Data section:

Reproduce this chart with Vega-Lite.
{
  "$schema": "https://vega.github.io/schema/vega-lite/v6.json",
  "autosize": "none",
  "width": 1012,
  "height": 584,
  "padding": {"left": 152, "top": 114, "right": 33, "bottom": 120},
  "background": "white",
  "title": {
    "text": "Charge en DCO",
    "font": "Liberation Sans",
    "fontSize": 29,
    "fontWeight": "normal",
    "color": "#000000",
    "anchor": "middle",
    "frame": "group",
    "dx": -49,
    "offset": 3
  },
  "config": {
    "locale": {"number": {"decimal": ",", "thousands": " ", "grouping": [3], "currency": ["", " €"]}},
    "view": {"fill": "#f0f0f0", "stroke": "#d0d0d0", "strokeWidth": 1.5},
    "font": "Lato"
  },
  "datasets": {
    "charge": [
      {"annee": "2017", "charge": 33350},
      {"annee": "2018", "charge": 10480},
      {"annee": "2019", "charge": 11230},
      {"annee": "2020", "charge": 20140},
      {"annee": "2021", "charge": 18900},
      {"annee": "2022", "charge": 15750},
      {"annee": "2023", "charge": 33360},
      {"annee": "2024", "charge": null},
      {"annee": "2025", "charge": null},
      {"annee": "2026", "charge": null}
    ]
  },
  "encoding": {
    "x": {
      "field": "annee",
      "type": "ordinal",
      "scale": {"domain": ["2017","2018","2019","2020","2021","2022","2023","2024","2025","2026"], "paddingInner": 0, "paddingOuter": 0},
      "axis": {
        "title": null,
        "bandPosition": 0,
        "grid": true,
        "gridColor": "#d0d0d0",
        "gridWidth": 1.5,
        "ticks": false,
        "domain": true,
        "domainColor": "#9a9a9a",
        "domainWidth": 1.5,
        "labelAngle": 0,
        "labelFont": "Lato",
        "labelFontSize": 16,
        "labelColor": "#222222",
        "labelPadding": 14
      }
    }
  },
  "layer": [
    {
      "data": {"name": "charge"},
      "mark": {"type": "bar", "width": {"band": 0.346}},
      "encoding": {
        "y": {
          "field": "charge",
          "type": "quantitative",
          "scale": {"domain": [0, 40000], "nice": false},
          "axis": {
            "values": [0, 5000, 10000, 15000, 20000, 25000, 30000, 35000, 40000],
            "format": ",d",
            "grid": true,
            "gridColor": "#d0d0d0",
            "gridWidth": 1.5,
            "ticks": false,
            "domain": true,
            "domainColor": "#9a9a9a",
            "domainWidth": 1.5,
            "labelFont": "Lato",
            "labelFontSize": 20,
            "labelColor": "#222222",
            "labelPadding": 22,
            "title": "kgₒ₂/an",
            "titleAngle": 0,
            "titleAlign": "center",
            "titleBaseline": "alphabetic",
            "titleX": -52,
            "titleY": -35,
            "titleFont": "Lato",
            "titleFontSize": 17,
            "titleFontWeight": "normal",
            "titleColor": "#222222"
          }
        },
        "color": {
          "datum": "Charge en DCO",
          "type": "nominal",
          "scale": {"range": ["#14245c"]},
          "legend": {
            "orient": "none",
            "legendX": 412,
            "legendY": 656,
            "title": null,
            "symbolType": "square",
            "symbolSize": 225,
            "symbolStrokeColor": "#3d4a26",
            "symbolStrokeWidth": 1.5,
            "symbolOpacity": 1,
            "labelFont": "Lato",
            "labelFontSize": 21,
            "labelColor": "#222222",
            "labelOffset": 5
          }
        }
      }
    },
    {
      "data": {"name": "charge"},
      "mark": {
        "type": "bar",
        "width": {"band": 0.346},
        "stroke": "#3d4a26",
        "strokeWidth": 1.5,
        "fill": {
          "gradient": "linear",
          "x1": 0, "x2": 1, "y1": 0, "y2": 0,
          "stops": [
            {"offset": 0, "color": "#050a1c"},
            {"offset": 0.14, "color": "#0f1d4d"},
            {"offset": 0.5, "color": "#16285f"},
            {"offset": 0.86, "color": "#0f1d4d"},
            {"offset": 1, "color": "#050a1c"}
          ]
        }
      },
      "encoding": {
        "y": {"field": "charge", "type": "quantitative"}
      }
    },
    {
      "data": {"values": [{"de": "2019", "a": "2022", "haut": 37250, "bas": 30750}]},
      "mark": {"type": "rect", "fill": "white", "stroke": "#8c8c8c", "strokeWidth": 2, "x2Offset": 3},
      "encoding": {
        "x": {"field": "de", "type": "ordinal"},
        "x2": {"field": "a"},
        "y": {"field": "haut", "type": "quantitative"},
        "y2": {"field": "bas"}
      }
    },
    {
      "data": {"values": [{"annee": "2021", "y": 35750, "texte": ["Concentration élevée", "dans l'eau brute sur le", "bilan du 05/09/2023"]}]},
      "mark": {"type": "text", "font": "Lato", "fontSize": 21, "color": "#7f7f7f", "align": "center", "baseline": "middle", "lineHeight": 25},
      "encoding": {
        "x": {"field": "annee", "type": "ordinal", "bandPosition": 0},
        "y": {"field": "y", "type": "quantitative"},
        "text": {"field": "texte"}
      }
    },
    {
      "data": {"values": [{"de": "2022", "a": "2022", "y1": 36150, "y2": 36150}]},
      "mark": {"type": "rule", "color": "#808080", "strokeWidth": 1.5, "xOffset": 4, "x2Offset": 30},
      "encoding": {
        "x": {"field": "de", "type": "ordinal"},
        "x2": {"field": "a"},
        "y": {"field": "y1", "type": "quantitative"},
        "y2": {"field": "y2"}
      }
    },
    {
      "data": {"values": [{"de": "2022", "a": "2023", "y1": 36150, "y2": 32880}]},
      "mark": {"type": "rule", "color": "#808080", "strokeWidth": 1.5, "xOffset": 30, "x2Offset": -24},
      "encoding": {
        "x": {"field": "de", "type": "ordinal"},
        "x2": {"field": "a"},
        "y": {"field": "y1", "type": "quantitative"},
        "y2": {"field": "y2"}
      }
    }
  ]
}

The task:
The data above must be returned in full, exactly as written.

Result below:
Reproduce this chart with Vega-Lite.
{
  "$schema": "https://vega.github.io/schema/vega-lite/v6.json",
  "autosize": "none",
  "width": 1012,
  "height": 584,
  "padding": {"left": 152, "top": 114, "right": 33, "bottom": 120},
  "background": "white",
  "title": {
    "text": "Charge en DCO",
    "font": "Liberation Sans",
    "fontSize": 29,
    "fontWeight": "normal",
    "color": "#000000",
    "anchor": "middle",
    "frame": "group",
    "dx": -49,
    "offset": 3
  },
  "config": {
    "locale": {"number": {"decimal": ",", "thousands": " ", "grouping": [3], "currency": ["", " €"]}},
    "view": {"fill": "#f0f0f0", "stroke": "#d0d0d0", "strokeWidth": 1.5},
    "font": "Lato"
  },
  "datasets": {
    "charge": [
      {"annee": "2017", "charge": 33350},
      {"annee": "2018", "charge": 10480},
      {"annee": "2019", "charge": 11230},
      {"annee": "2020", "charge": 20140},
      {"annee": "2021", "charge": 18900},
      {"annee": "2022", "charge": 15750},
      {"annee": "2023", "charge": 33360},
      {"annee": "2024", "charge": null},
      {"annee": "2025", "charge": null},
      {"annee": "2026", "charge": null}
    ]
  },
  "encoding": {
    "x": {
      "field": "annee",
      "type": "ordinal",
      "scale": {"domain": ["2017","2018","2019","2020","2021","2022","2023","2024","2025","2026"], "paddingInner": 0, "paddingOuter": 0},
      "axis": {
        "title": null,
        "bandPosition": 0,
        "grid": true,
        "gridColor": "#d0d0d0",
        "gridWidth": 1.5,
        "ticks": false,
        "domain": true,
        "domainColor": "#9a9a9a",
        "domainWidth": 1.5,
        "labelAngle": 0,
        "labelFont": "Lato",
        "labelFontSize": 16,
        "labelColor": "#222222",
        "labelPadding": 14
      }
    }
  },
  "layer": [
    {
      "data": {"name": "charge"},
      "mark": {"type": "bar", "width": {"band": 0.346}},
      "encoding": {
        "y": {
          "field": "charge",
          "type": "quantitative",
          "scale": {"domain": [0, 40000], "nice": false},
          "axis": {
            "values": [0, 5000, 10000, 15000, 20000, 25000, 30000, 35000, 40000],
            "format": ",d",
            "grid": true,
            "gridColor": "#d0d0d0",
            "gridWidth": 1.5,
            "ticks": false,
            "domain": true,
            "domainColor": "#9a9a9a",
            "domainWidth": 1.5,
            "labelFont": "Lato",
            "labelFontSize": 20,
            "labelColor": "#222222",
            "labelPadding": 22,
            "title": "kgₒ₂/an",
            "titleAngle": 0,
            "titleAlign": "center",
            "titleBaseline": "alphabetic",
            "titleX": -52,
            "titleY": -35,
            "titleFont": "Lato",
            "titleFontSize": 17,
            "titleFontWeight": "normal",
            "titleColor": "#222222"
          }
        },
        "color": {
          "datum": "Charge en DCO",
          "type": "nominal",
          "scale": {"range": ["#14245c"]},
          "legend": {
            "orient": "none",
            "legendX": 412,
            "legendY": 656,
            "title": null,
            "symbolType": "square",
            "symbolSize": 225,
            "symbolStrokeColor": "#3d4a26",
            "symbolStrokeWidth": 1.5,
            "symbolOpacity": 1,
            "labelFont": "Lato",
            "labelFontSize": 21,
            "labelColor": "#222222",
            "labelOffset": 5
          }
        }
      }
    },
    {
      "data": {"name": "charge"},
      "mark": {
        "type": "bar",
        "width": {"band": 0.346},
        "stroke": "#3d4a26",
        "strokeWidth": 1.5,
        "fill": {
          "gradient": "linear",
          "x1": 0, "x2": 1, "y1": 0, "y2": 0,
          "stops": [
            {"offset": 0, "color": "#050a1c"},
            {"offset": 0.14, "color": "#0f1d4d"},
            {"offset": 0.5, "color": "#16285f"},
            {"offset": 0.86, "color": "#0f1d4d"},
            {"offset": 1, "color": "#050a1c"}
          ]
        }
      },
      "encoding": {
        "y": {"field": "charge", "type": "quantitative"}
      }
    },
    {
      "data": {"values": [{"de": "2019", "a": "2022", "haut": 37250, "bas": 30750}]},
      "mark": {"type": "rect", "fill": "white", "stroke": "#8c8c8c", "strokeWidth": 2, "x2Offset": 3},
      "encoding": {
        "x": {"field": "de", "type": "ordinal"},
        "x2": {"field": "a"},
        "y": {"field": "haut", "type": "quantitative"},
        "y2": {"field": "bas"}
      }
    },
    {
      "data": {"values": [{"annee": "2021", "y": 35750, "texte": ["Concentration élevée", "dans l'eau brute sur le", "bilan du 05/09/2023"]}]},
      "mark": {"type": "text", "font": "Lato", "fontSize": 21, "color": "#7f7f7f", "align": "center", "baseline": "middle", "lineHeight": 25},
      "encoding": {
        "x": {"field": "annee", "type": "ordinal", "bandPosition": 0},
        "y": {"field": "y", "type": "quantitative"},
        "text": {"field": "texte"}
      }
    },
    {
      "data": {"values": [{"de": "2022", "a": "2022", "y1": 36150, "y2": 36150}]},
      "mark": {"type": "rule", "color": "#808080", "strokeWidth": 1.5, "xOffset": 4, "x2Offset": 30},
      "encoding": {
        "x": {"field": "de", "type": "ordinal"},
        "x2": {"field": "a"},
        "y": {"field": "y1", "type": "quantitative"},
        "y2": {"field": "y2"}
      }
    },
    {
      "data": {"values": [{"de": "2022", "a": "2023", "y1": 36150, "y2": 32880}]},
      "mark": {"type": "rule", "color": "#808080", "strokeWidth": 1.5, "xOffset": 30, "x2Offset": -24},
      "encoding": {
        "x": {"field": "de", "type": "ordinal"},
        "x2": {"field": "a"},
        "y": {"field": "y1", "type": "quantitative"},
        "y2": {"field": "y2"}
      }
    }
  ]
}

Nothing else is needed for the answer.